Sentiment Analysis gives organizations a systematic way to listen to millions of voices simultaneously — transforming unstructured text into measurable signals about what people think and feel.

Real-World Applications

01 Customer feedback analysis: automatically classifying thousands of product reviews and support tickets to identify satisfaction drivers and pain points.
02 Brand monitoring: tracking sentiment toward a brand, product, or campaign across social media in real time.
03 Financial sentiment: analyzing news articles and earnings call transcripts to predict stock price movements.
04 Political analysis: measuring public opinion toward candidates, policies, and issues from social media and news.
05 Employee engagement: mining anonymous survey responses and internal communications to gauge organizational culture and morale.

Frequently Asked Questions

How accurate is sentiment analysis?

Modern Transformer-based models (BERT, RoBERTa) achieve 90-95% accuracy on standard benchmarks for simple positive/negative/neutral classification. However, accuracy drops significantly with sarcasm, irony, domain-specific language, and multilingual content. Aspect-based sentiment analysis and emotion detection remain harder tasks with lower accuracy. Performance varies widely by domain and language.

What is aspect-based sentiment analysis?

Instead of classifying an entire review as positive or negative, aspect-based sentiment analysis identifies sentiment toward specific features or attributes.
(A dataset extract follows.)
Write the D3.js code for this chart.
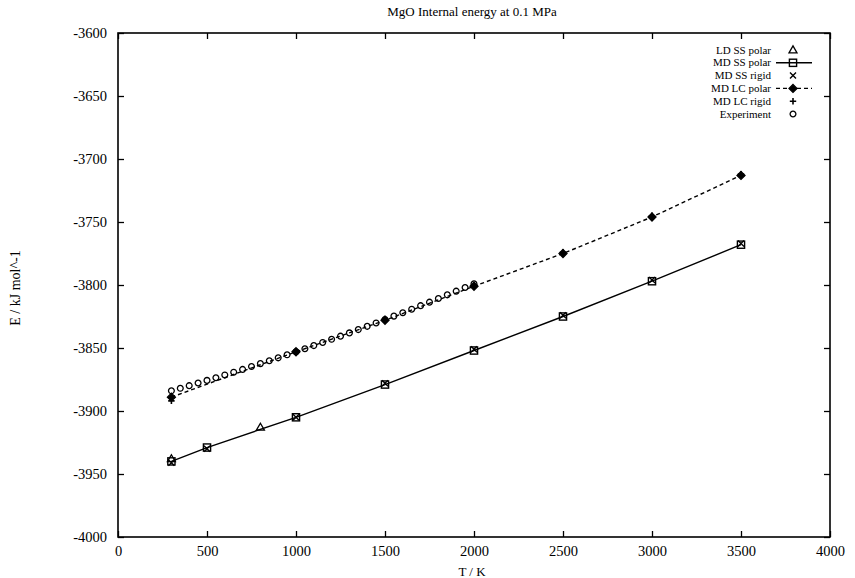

For a restaurant review like 'Great food but terrible service,' it detects positive sentiment toward 'food' and negative sentiment toward 'service.' This granularity is far more useful for actionable business insights.

What tools are available for sentiment analysis?

Ready-to-use options include: cloud APIs (Google Cloud NLP, AWS Comprehend, Azure Text Analytics), open-source libraries (Hugging Face Transformers, TextBlob, VADER for quick prototyping), and specialized platforms (Brandwatch, Sprout Social for social media). For custom needs, fine-tuning BERT or RoBERTa on domain-specific labeled data typically provides the best results.